En 1965, les « puristes » du folk sont quelque peu désabusés, Bob Dylan vient de se convertir à l’électricité et fait exploser les frontières musicales du genre en exposant un univers lyrique totalement révolutionnaire. S’il semble surgir alors ex nihilo, le guitariste écossais Bert Jansch n’est cependant pas un inconnu car il a déjà écumé tous les clubs folks, de plus, il est apprécié des deux côtés de l’Atlantique, notamment pour ses passages à Greenwich Village.
Enregistré par Bill Leader, « Bert Jansch » est le premier album du guitariste. Avec sa guitare pour seule instrumentation, cet album pouvait être perçu comme réactionnaire dans le contexte post-dylanien évoqué plus haut. Il n’en sera rien, bien au contraire : si cela est difficilement perceptible aujourd’hui, il fera l’effet d’une bombe lors de sa sortie, tant au niveau critique que par l’accueil de ses pairs. Si Davy Graham et son merveilleux « Folk, Blues And Beyond » lui sont chronologiquement antérieurs, c’est bien ce premier album de Bert Jansch qui est, à la fois, fondateur et pierre angulaire du renouveau folk, tout en entraînant dans son sillage un courant inédit de british folk, avec les groupes Pentangle, dont il sera l’un des créateurs, ainsi que Fairport Convention. On pourrait citer également Joni Mitchell, Tim Buckley, Nick Drake et bien sur, CSNY, parmi les artistes les plus éminents qui allaient apparaître alors.
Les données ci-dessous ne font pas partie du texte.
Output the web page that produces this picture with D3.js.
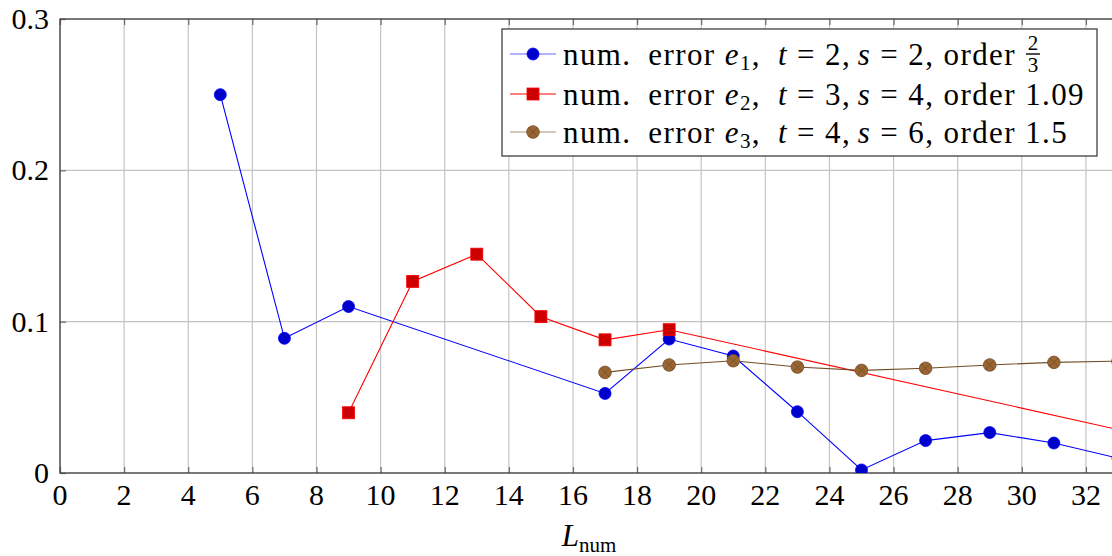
<!DOCTYPE html>
<html>
<head>
<meta charset="utf-8">
<script src="https://cdn.jsdelivr.net/npm/d3@7"></script>
<style>
  html, body { margin: 0; padding: 0; background: #fff; }
  svg { display: block; }
  text { font-family: "Liberation Serif", "DejaVu Serif", serif; fill: #000; }
</style>
</head>
<body>
<svg id="chart" width="1112" height="556"></svg>
<script>
// Numerical error against L_num for three schemes
const xE1 = [5, 7, 9, 17, 19, 21, 23, 25, 27, 29, 31, 33];
const yE1 = [0.250, 0.089, 0.110, 0.0526, 0.0885, 0.0773, 0.0405, 0.002, 0.0214, 0.0267, 0.0198, 0.0098];

const xE2 = [9, 11, 13, 15, 17, 19, 35];
const yE2 = [0.0398, 0.1266, 0.1446, 0.1033, 0.088, 0.0947, 0.0193];

const xE3 = [17, 19, 21, 23, 25, 27, 29, 31, 33];
const yE3 = [0.0665, 0.0714, 0.0742, 0.070, 0.0678, 0.0692, 0.0714, 0.0731, 0.0739];

const xTicks = d3.range(0, 33, 2);
const yTicks = [0, 0.1, 0.2, 0.3];
const yTickLabels = ["0", "0.1", "0.2", "0.3"];

const svg = d3.select("#chart");
const pLeft = 60, pTop = 19, pRight = 1118, pBottom = 473;

const x = d3.scaleLinear().domain([0, 33]).range([pLeft, pRight]);
const y = d3.scaleLinear().domain([0, 0.3]).range([pBottom, pTop]);

svg.append("defs").append("clipPath").attr("id", "plotclip")
  .append("rect").attr("x", pLeft).attr("y", pTop)
  .attr("width", pRight - pLeft).attr("height", pBottom - pTop);

// grid
const grid = svg.append("g").attr("stroke", "#c4c4c4").attr("stroke-width", 1.2);
grid.selectAll(".gx").data(xTicks).join("line")
  .attr("x1", d => x(d)).attr("x2", d => x(d)).attr("y1", pTop).attr("y2", pBottom);
grid.selectAll(".gy").data(yTicks).join("line")
  .attr("x1", pLeft).attr("x2", pRight).attr("y1", d => y(d)).attr("y2", d => y(d));

// axes with inward ticks on all four sides
const tl = 6;
const axB = svg.append("g").attr("transform", `translate(0,${pBottom})`)
  .call(d3.axisTop(x).tickValues(xTicks).tickSize(tl).tickFormat(""));
const axT = svg.append("g").attr("transform", `translate(0,${pTop})`)
  .call(d3.axisBottom(x).tickValues(xTicks).tickSize(tl).tickFormat(""));
const axL = svg.append("g").attr("transform", `translate(${pLeft},0)`)
  .call(d3.axisRight(y).tickValues(yTicks).tickSize(tl).tickFormat(""));
const axR = svg.append("g").attr("transform", `translate(${pRight},0)`)
  .call(d3.axisLeft(y).tickValues(yTicks).tickSize(tl).tickFormat(""));
[axB, axT, axL, axR].forEach(a => {
  a.select(".domain").remove();
  a.selectAll(".tick line").attr("stroke", "#6a6a6a").attr("stroke-width", 1.2);
});

// frame
svg.append("rect").attr("x", pLeft).attr("y", pTop)
  .attr("width", pRight - pLeft).attr("height", pBottom - pTop)
  .attr("fill", "none").attr("stroke", "#404040").attr("stroke-width", 1.3);

// tick labels
svg.append("g").selectAll("text").data(xTicks).join("text")
  .attr("x", d => x(d)).attr("y", pBottom + 32)
  .attr("text-anchor", "middle").attr("font-size", 30)
  .text(d => d);
svg.append("g").selectAll("text").data(yTicks).join("text")
  .attr("x", pLeft - 11).attr("y", d => y(d) + 10)
  .attr("text-anchor", "end").attr("font-size", 30)
  .text((d, i) => yTickLabels[i]);

// axis label L_num
const xl = svg.append("text").attr("x", (pLeft + pRight) / 2).attr("y", pBottom + 73)
  .attr("text-anchor", "middle").attr("font-size", 31);
xl.append("tspan").attr("font-style", "italic").text("L");
xl.append("tspan").attr("font-size", 21).attr("dy", 6).text("num");

// series
const series = [
  { xs: xE1, ys: yE1, line: "#0000ff", fill: "#0000cc", stroke: "#0000ff", mark: "circle" },
  { xs: xE2, ys: yE2, line: "#ff0000", fill: "#cc0000", stroke: "#ff0000", mark: "square" },
  { xs: xE3, ys: yE3, line: "#734d26", fill: "#996633", stroke: "#734d26", mark: "otimes" }
];

const plot = svg.append("g").attr("clip-path", "url(#plotclip)");
const lineGen = d3.line().x(d => x(d[0])).y(d => y(d[1]));

function drawMark(g, s, cx, cy) {
  if (s.mark === "circle") {
    g.append("circle").attr("cx", cx).attr("cy", cy).attr("r", 6)
      .attr("fill", s.fill).attr("stroke", s.stroke).attr("stroke-width", 0.8);
  } else if (s.mark === "square") {
    g.append("rect").attr("x", cx - 6).attr("y", cy - 6).attr("width", 12).attr("height", 12)
      .attr("fill", s.fill).attr("stroke", s.stroke).attr("stroke-width", 0.8);
  } else {
    g.append("circle").attr("cx", cx).attr("cy", cy).attr("r", 6.3)
      .attr("fill", s.fill).attr("stroke", s.stroke).attr("stroke-width", 0.8);
    const r = 6.3 * Math.SQRT1_2;
    g.append("path")
      .attr("d", `M${cx - r},${cy - r}L${cx + r},${cy + r}M${cx - r},${cy + r}L${cx + r},${cy - r}`)
      .attr("stroke", s.stroke).attr("stroke-width", 0.8);
  }
}

series.forEach(s => {
  const pts = s.xs.map((v, i) => [v, s.ys[i]]);
  plot.append("path").datum(pts).attr("d", lineGen)
    .attr("fill", "none").attr("stroke", s.line).attr("stroke-width", 1.1);
});
series.forEach(s => {
  const g = plot.append("g");
  s.xs.forEach((v, i) => drawMark(g, s, x(v), y(s.ys[i])));
});

// legend
const lg = svg.append("g");
lg.append("rect").attr("x", 502).attr("y", 29).attr("width", 595).attr("height", 127)
  .attr("fill", "#fff").attr("stroke", "#404040").attr("stroke-width", 1.3);

const legendRows = [
  { sub: "1", t: "2", s: "2", order: "frac" },
  { sub: "2", t: "3", s: "4", order: "1.09" },
  { sub: "3", t: "4", s: "6", order: "1.5" }
];
const rowY = [54, 94, 132];
legendRows.forEach((r, i) => {
  const s = series[i];
  const cy = rowY[i];
  lg.append("line").attr("x1", 510).attr("x2", 556).attr("y1", cy).attr("y2", cy)
    .attr("stroke", s.line).attr("stroke-width", 1.1).attr("opacity", i === 1 ? 1 : 0.6);
  drawMark(lg, s, 533, cy);
  const t = lg.append("text").attr("x", 563).attr("y", cy + 11).attr("font-size", 31)
    .attr("letter-spacing", 1.4);
  t.append("tspan").text("num.\u2002error ");
  t.append("tspan").attr("font-style", "italic").text("e");
  t.append("tspan").attr("font-size", 21).attr("dy", 5).text(r.sub);
  t.append("tspan").attr("dy", -5).text(",\u2002");
  t.append("tspan").attr("font-style", "italic").text("t");
  t.append("tspan").text("\u2005=\u2005" + r.t + ",\u2006");
  t.append("tspan").attr("font-style", "italic").text("s");
  t.append("tspan").text("\u2005=\u2005" + r.s + ", order ");
  if (r.order === "frac") {
    const bb = t.node().getBBox();
    const fx = bb.x + bb.width + 17;
    lg.append("text").attr("x", fx).attr("y", cy - 4).attr("font-size", 21)
      .attr("text-anchor", "middle").text("2");
    lg.append("line").attr("x1", fx - 7).attr("x2", fx + 7)
      .attr("y1", cy).attr("y2", cy).attr("stroke", "#000").attr("stroke-width", 1.4);
    lg.append("text").attr("x", fx).attr("y", cy + 18).attr("font-size", 21)
      .attr("text-anchor", "middle").text("3");
  } else {
    t.append("tspan").text(r.order);
  }
});
</script>
</body>
</html>
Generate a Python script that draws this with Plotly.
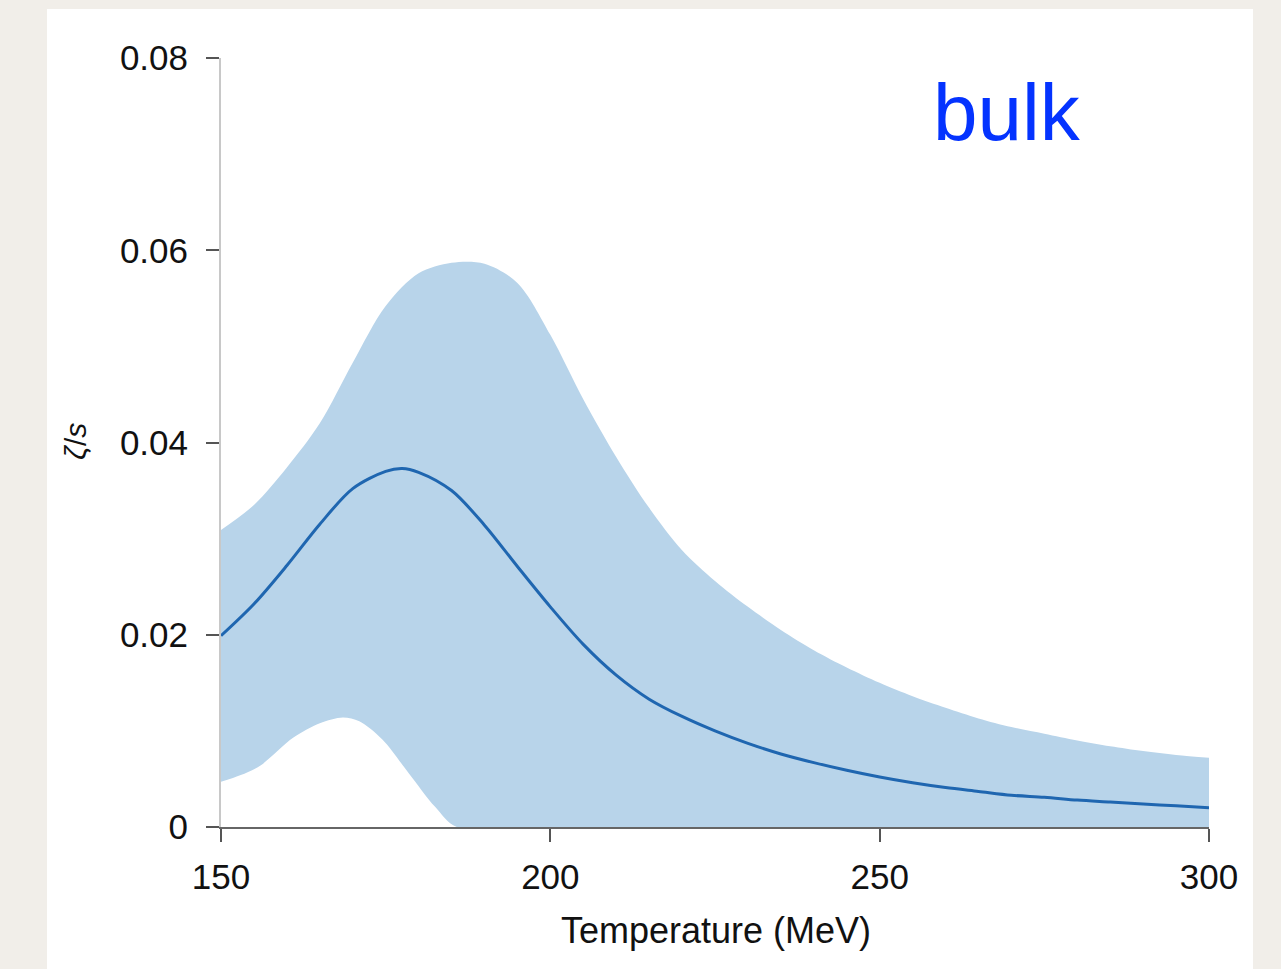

Si Bert Jansch n’a pas les qualités vocales de ces derniers, ni ne dégage la puissance émotionnelle d’un Bob Dylan, il apparaît comme un guitariste exceptionnel, fusionnant de manière inédite folk, blues, ses premières influences, avec un jeu d’une dynamique inégalable, comme d’une inventivité totalement débridée. Beaucoup de guitaristes, et non des moindres, sont traumatisés à l’écoute de cet album : il devient l’influence majeure de personnages tels Neil Young, Jimmy Page ou Nick Drake, pour ne citer qu’eux.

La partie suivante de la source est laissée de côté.